American sex educator and writer

Ducky DooLittle (born June 3, 1970, in Fridley, Minnesota) is a sex educator, performer, writer, former peepshow girl, and sexual assault and violence intervention counselor in the New York City area. She is the author of the book Sex with the Lights On: 200 Illuminating Sex Questions Answered (ISBN 0-7867-1680-0).

==Career==
DooLittle began her career as a peepshow girl in New York's Times Square in the 1980s. Her sex work developed into a successful career as a sex journalist for fashion and men's magazines. DooLittle spent three years working on staff as a sex educator with the feminist sex toys store Babeland, holding the position of Education Coordinator and Lead Workshop Facilitator. She has trained with Planned Parenthood in comprehensive STD prevention and sex education.

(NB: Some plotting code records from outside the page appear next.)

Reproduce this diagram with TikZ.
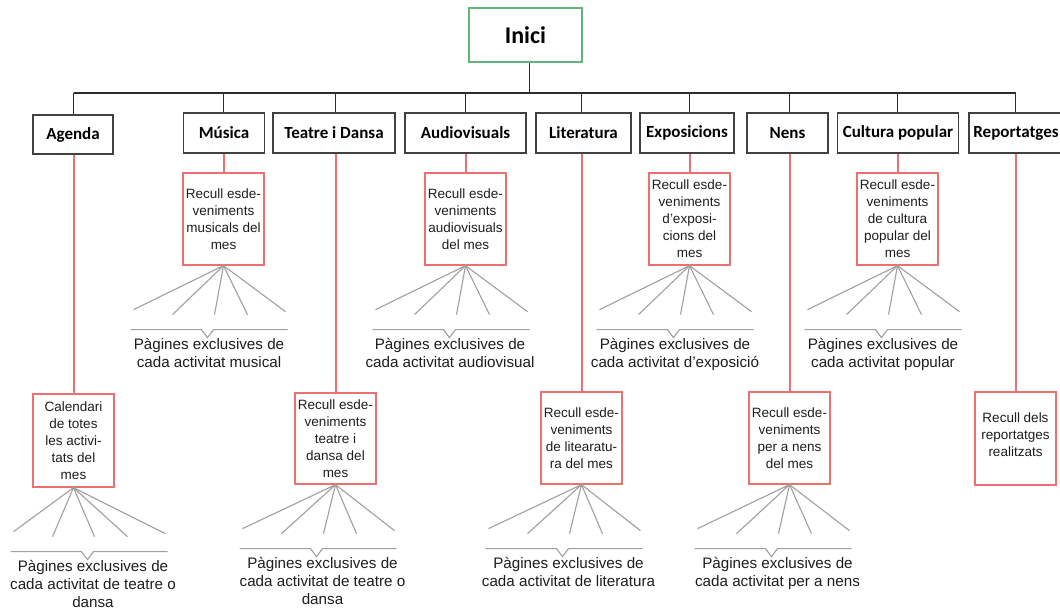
\documentclass[tikz,border=0pt]{standalone}
\usepackage{fontspec}
\setmainfont{Liberation Sans}
\newfontfamily\catfont{Carlito}
\usetikzlibrary{calc}
\definecolor{redc}{RGB}{236,112,112}
\definecolor{greenc}{RGB}{95,182,120}
\definecolor{linec}{RGB}{45,45,45}
\definecolor{boxc}{RGB}{65,65,65}
\definecolor{fanc}{RGB}{160,160,160}
\definecolor{txtc}{RGB}{30,30,30}
\newcommand\fanout[2]{%
  \draw[fanline] ($(#1.south)+({#2-90},44)$) -- (#1.south) -- ($(#1.south)+({#2-51},49)$);
  \draw[fanline] ($(#1.south)+({#2-9},49)$) -- (#1.south) -- ($(#1.south)+({#2+24},49)$);
  \draw[fanline] (#1.south) -- ($(#1.south)+({#2+62},46)$);
  \draw[fanline] ($(#1.south)+({#2-93},64)$) -- ($(#1.south)+({#2-22},64)$) -- ($(#1.south)+({#2-16},72)$) -- ($(#1.south)+({#2-10},64)$) -- ($(#1.south)+({#2+64},64)$);
}
\newcommand\treelinks[2]{%
  \draw[link] (#2.north |- #1.north) -- (#2.north |- busL);
  \draw[redlink] (#2.north |- #1.south) -- (#2.north);
}
\begin{document}
\begin{tikzpicture}[x=1pt,y=-1pt,
  catbox/.style={draw=boxc, line width=1.3pt, minimum height=39pt, inner sep=0pt, text=black, font=\catfont\bfseries\fontsize{17}{20}\selectfont},
  subbox/.style={draw=redc, line width=1.3pt, minimum width=81pt, minimum height=92pt, inner sep=0pt, align=center, text=txtc, font=\fontsize{13.5}{17}\selectfont},
  link/.style={draw=linec, line width=1.3pt},
  redlink/.style={draw=redc, line width=2pt},
  fanline/.style={draw=fanc, line width=1.1pt},
  pages/.style={align=center, inner sep=0pt, anchor=north, text=txtc, font=\fontsize{15.2}{18}\selectfont},
]
\useasboundingbox (0,0) rectangle (1060,612);
\fill[white] (0,0) rectangle (1060,612);

% root
\node[draw=greenc, line width=1.3pt, minimum width=113pt, minimum height=54pt, inner sep=0pt, font=\catfont\bfseries\fontsize{24}{28}\selectfont] (inici) at (525.5,35) {Inici};
\coordinate (busL) at (73.5,93);
\coordinate (busR) at (1015.5,93);

% categories
\node[catbox, minimum width=80pt] (agenda) at (73,134.5) {Agenda};
\node[catbox, minimum width=81pt, minimum height=40pt] (musica) at (224,133) {Música};
\node[catbox, minimum width=122pt, minimum height=40pt] (teatre) at (334,133) {Teatre i Dansa};
\node[catbox, minimum width=121pt, minimum height=40pt] (audio) at (465.5,133) {Audiovisuals};
\node[catbox, minimum width=95pt, minimum height=40pt] (lit) at (583.5,133) {Literatura};
\node[catbox, minimum width=94pt, minimum height=40pt] (expo) at (687,133) {Exposicions};
\node[catbox, minimum width=81pt, minimum height=40pt] (nens) at (787.5,133) {Nens};
\node[catbox, minimum width=121pt, minimum height=40pt] (cult) at (898,133) {Cultura popular};
\node[catbox, minimum width=94pt, minimum height=40pt] (repo) at (1016,133) {Reportatges};

% sub boxes
\node[subbox, minimum height=93pt] (agS) at (73.5,440.5) {Calendari\\de totes\\les activi-\\tats del\\mes};
\node[subbox] (muS) at (223.5,219) {Recull esde-\\veniments\\musicals del\\mes};
\node[subbox, minimum height=91pt] (teS) at (335.5,438.5) {Recull esde-\\veniments\\teatre i\\dansa del\\mes};
\node[subbox] (auS) at (465.5,219) {Recull esde-\\veniments\\audiovisuals\\del mes};
\node[subbox] (liS) at (581.5,438) {Recull esde-\\veniments\\de litearatu-\\ra del mes};
\node[subbox] (exS) at (689.5,219) {Recull esde-\\veniments\\d'exposi-\\cions del\\mes};
\node[subbox] (neS) at (789.5,438) {Recull esde-\\veniments\\per a nens\\del mes};
\node[subbox] (cuS) at (897.5,219) {Recull esde-\\veniments\\de cultura\\popular del\\mes};
\node[subbox, minimum height=93pt] (reS) at (1015.5,438.5) {Recull dels\\reportatges\\realitzats\\[-10pt]~};

% tree connectors
\draw[link] (inici.south -| 529.5,0) -- (529.5,93);
\draw[link] (busL) -- (busR);
\treelinks{agenda}{agS}
\treelinks{musica}{muS}
\treelinks{teatre}{teS}
\treelinks{audio}{auS}
\treelinks{lit}{liS}
\treelinks{expo}{exS}
\treelinks{nens}{neS}
\treelinks{cult}{cuS}
\treelinks{repo}{reS}

% fans
\fanout{agS}{30}
\fanout{muS}{0}
\fanout{teS}{-3}
\fanout{auS}{0}
\fanout{liS}{-3}
\fanout{exS}{0}
\fanout{neS}{-2}
\fanout{cuS}{0}

% page texts
\node[pages] (agP) at ($(agS.south)+(19.5,72)$) {Pàgines exclusives de\\cada activitat de teatre o\\dansa};
\node[pages] (muP) at ($(muS.south)+(-14.5,72)$) {Pàgines exclusives de\\cada activitat musical};
\node[pages] (teP) at ($(teS.south)+(-13,72)$) {Pàgines exclusives de\\cada activitat de teatre o\\dansa};
\node[pages] (auP) at ($(auS.south)+(-15.5,72)$) {Pàgines exclusives de\\cada activitat audiovisual};
\node[pages] (liP) at ($(liS.south)+(-13,72)$) {Pàgines exclusives de\\cada activitat de literatura};
\node[pages] (exP) at ($(exS.south)+(-14.5,72)$) {Pàgines exclusives de\\cada activitat d'exposició};
\node[pages] (neP) at ($(neS.south)+(-12,72)$) {Pàgines exclusives de\\cada activitat per a nens};
\node[pages] (cuP) at ($(cuS.south)+(-14.5,72)$) {Pàgines exclusives de\\cada activitat popular};
\end{tikzpicture}
\end{document}
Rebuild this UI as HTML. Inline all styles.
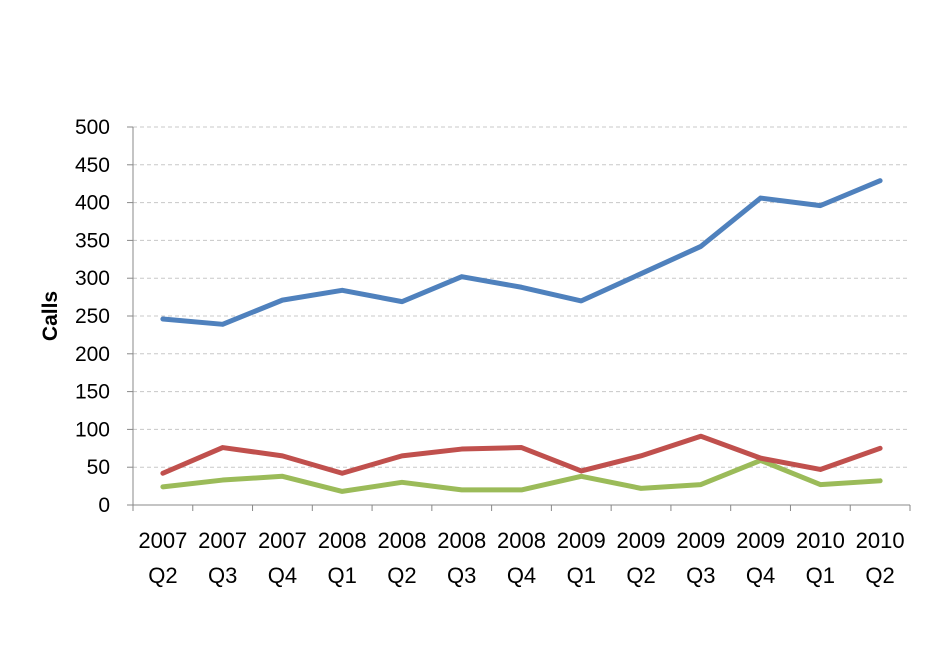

DooLittle frequently speaks at universities. Past appearances have included Antioch College, Barnard College, Columbia University, Harvard University, Mount Sinai School of Medicine, New York Institute of Technology, New York University, Pace University, Sarah Lawrence College, Stony Brook University, University of California, Riverside, University of Michigan, Vassar College, Wesleyan University, SUNY Purchase, and Western Washington University.

She has appeared on Day to Day (NPR), Sex Bytes (HBO), Countdown with Keith Olbermann (MSNBC), Sexcetera (Playboy TV), Behind Closed Doors (Playboy TV), and Howard Stern (E!). In 2001 DooLittle worked as a consulting sex expert for The Learning Channel's Sex in the New Century (ABC News Productions). In 2000 she was the writer and host of 60 episodes of Fresh Advice, a sex advice show for women (Pseudo Programs, Inc). She has been featured in publications such as The Village Voice, Spin, Details, The New York Times, The New Yorker, Penthouse, Marie Claire, and Mademoiselle.

==Charity work==
Because of her mother's mental illness, DooLittle entered foster care as a teenager; today, she is working to raise awareness of conditions for foster children:

[M]y real goal is to use my story as an avenue to bring light to the fact that nearly half of all foster kids become homeless once they turn 18 years old. I want to start a movement to revamp the foster care system in America. I want to tell other current and former foster kids that they are not alone. It’s big. This is my purpose.